R7: Tentar tirar os grafites e as pichações da cidade está queimando a imagem do Doria?

Juruna: Pegou mal para ele, mas não é por isso que ele será avaliado. O João Dória será avaliado pela qualidade e o acesso aos serviços municipais de educação, saúde, transporte, habitação e segurança, não só nos bairros centrais, mas também nas periferias que muitas vezes são negligenciadas pelo poder público.

R7: As mensagens em muros são emblemáticas no movimento sindical e na luta pela democracia. O que mudou em relação a pichação daquela época para os dias atuais?

Juruna: Nas décadas de 1980 e 1990, logo após o fim da ditadura militar, não havia tanto controle sobre esse tipo de coisa. Hoje as manifestações sindicais e políticas são muito mais regradas. Por exemplo, quando haviam eleições era comum as ruas se encherem de pessoas fazendo boca de urna. E fazia parte da cidade as pichações pelas Diretas Já, por aumento salarial. Era um tipo de manifestação. Agora isso é proibido. Houve também aquela lei do Kassab que proíbe propagandas em espaços públicos. Pode parecer que isso não tem nada a ver, mas são regras para o uso do espaço público com as quais fomos nos acostumando. Hoje a sociedade está muito mais vigilante com relação à limpeza e ao uso do espaço. Não sei se isso é bom ou ruim. A limpeza e o bom uso do espaço são ações positivas, mas elas não podem se opor à liberdade de expressão e de organização política.

R7: Quantas obras você registrou para o livro? 

Juruna: O livro tem fotos de 116 obras. Todas as fotos, exceto uma, que é da Rua Rego Freitas, na República, são da região de Pinheiros e Vila Madalena. Tenho fotos de outras regiões, mas optei por fazer este recorte porque é onde eu costumo andar a pé.

R7: A ideia do prefeito em criar áreas “autorizadas” para grafite não foge completamente a lógica natural dos grafiteiros?

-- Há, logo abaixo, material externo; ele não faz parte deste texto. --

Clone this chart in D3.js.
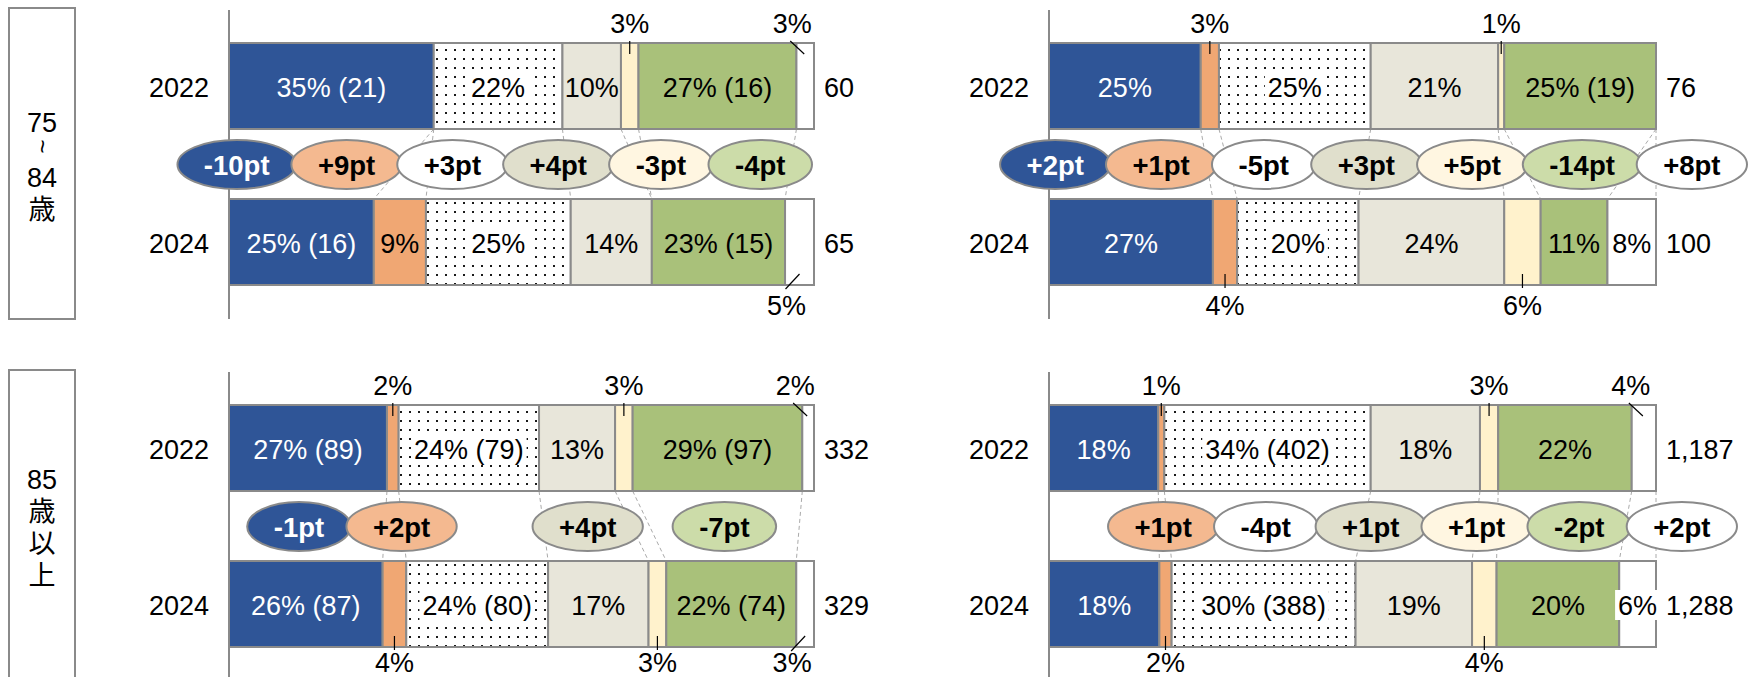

Juruna: Creio que sim. Penso que não é legal a cidade ficar “toda grafitada” como afirmou o prefeito. Os grafites e os murais devem estar em locais estratégicos, como na 23 de maio e no Beco do Batman. Existem lugares que não combinam com grafites, em minha opinião, como casas e prédios com arquiteturas antigas. Estes deveriam ser restaurados e preservados. Mas não faz sentido criar “áreas de grafites”, como um museu ou uma galeria. A graça do grafite está justamente no fato de as pinturas se integrarem organicamente à paisagem urbana. Não se trata de um evento que tira as pessoas de casa em um fim de semana e as leva a uma galeria. Pode até acontecer, e acontece, de pessoas visitarem lugares grafitados para passear e fotografar. Mas o sentido da arte de rua é oferecer a possibilidade de contemplação de forma espontânea, para quem está na rua, dentro do ônibus, no carro ou caminhando.